See, this woman, she had been following her herd instinct. As long as she believed that the other woman was going to board the same train and knew what she was doing, she was willing to follow her at the same pace. If there had been a cliff nearby and the other woman had jumped off it, she would have jumped in after her, saying to herself that this was probably a newer shorter route to the platform that she hadn't known about.

We trust the decision-making abilities of perfect strangers for no other reason than we trust other people to make better decisions than we do. We know we are stupid. Surely other people know better than us. We would follow other people to the ends of the earth till other people turn to us and ask us, hey, do you know where this road goes?

Monday, April 16, 2007

Morbid monday

For those of you who were not able to discern the connection between an Indian driving license and the fatness of a wallet, an Indian driving license, unlike an American one, is a pamphlet of sorts, containing as many pages as, say, the Bible, without all those sections on sodomy and bestiality. Or, to be fair to the Christians, as thick as the Bhagvad Gita with sodomy and bestiality thrown in. Or the Koran with ... I forgot what I was going to say.

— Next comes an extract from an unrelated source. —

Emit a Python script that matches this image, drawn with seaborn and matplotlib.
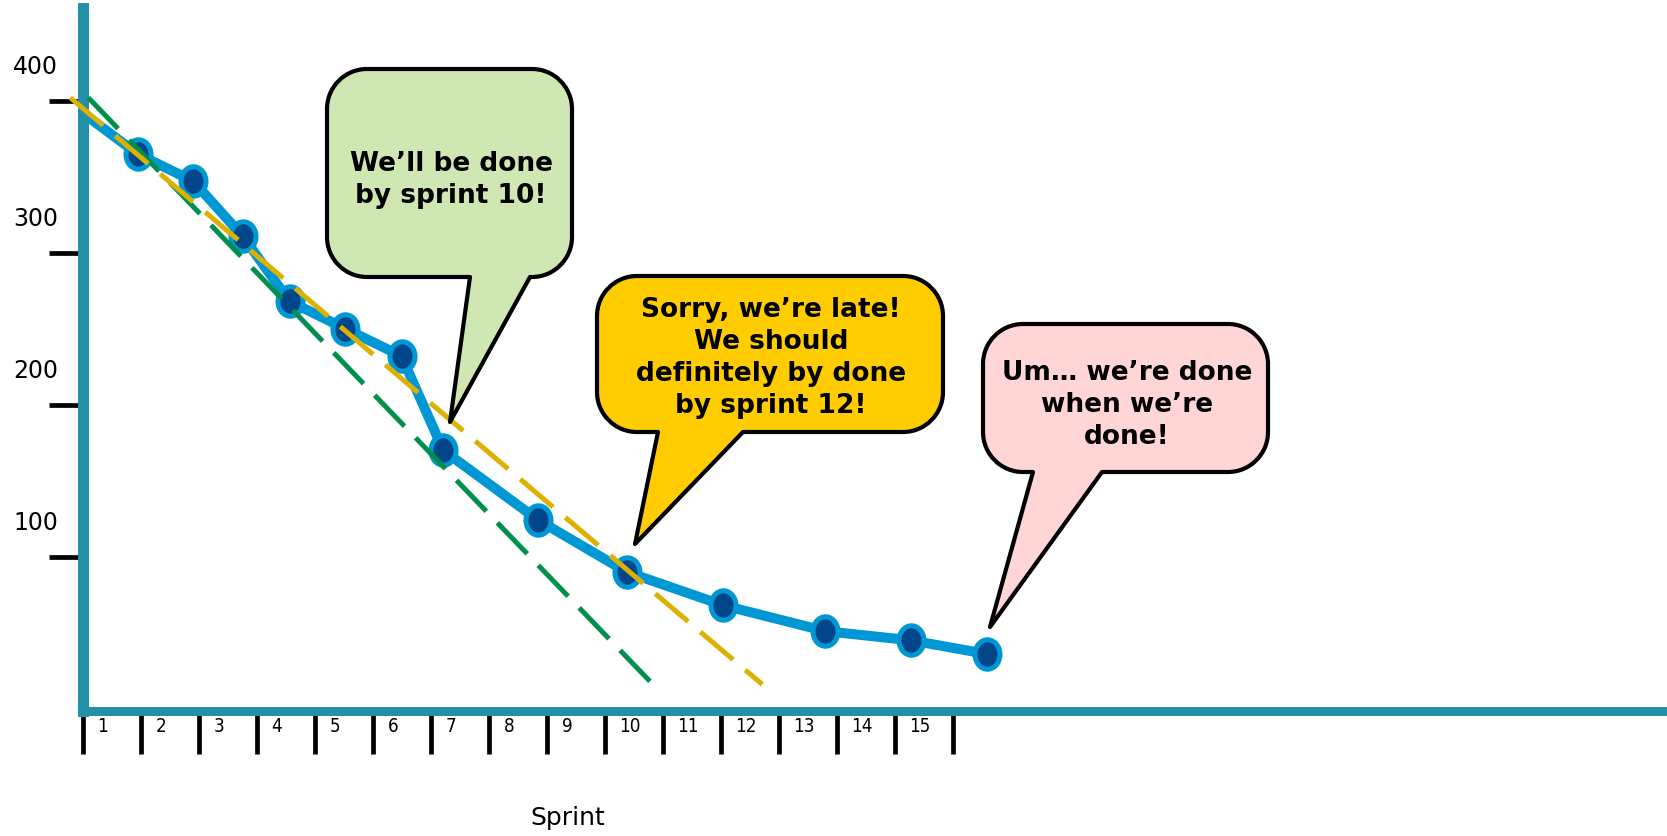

Speaking of Christianity, there are a few drawbacks to not being a follower of this religion in this country. For example, if you've asked your boss for a day off on Good Friday and work piles up through the week leading up to Friday and your boss wishes she hadn't given you the day off, the fact that you are not a Christian works against you. Because when your boss calls you on thursday and says, you know what gawker, can you work tomorrow, she is able to do so, being armed with the knowledge that you definitely did not have any Crucifixion re-enactments scheduled for that day. And you, being a non-Christian, cannot provide any valid rationale for taking the day off despite the request.

And so, I postponed my Good Friday vacation to be consummated on Morbid Monday. That is, today. But when I woke up this morning, I knew it was not going to be a nice relaxing morbid day for me. First of all, when I looked outside, expecting to see grass and flowers and pregnant trees, I saw snow instead. Snow in April. As a rule I like solid precipitation but having snow in April is like going Bigfoot hunting and finding the Abominable Snowman instead. Sure the Snowman is nice and hairy and as terrifying but you were really in the mood for some Big Feet.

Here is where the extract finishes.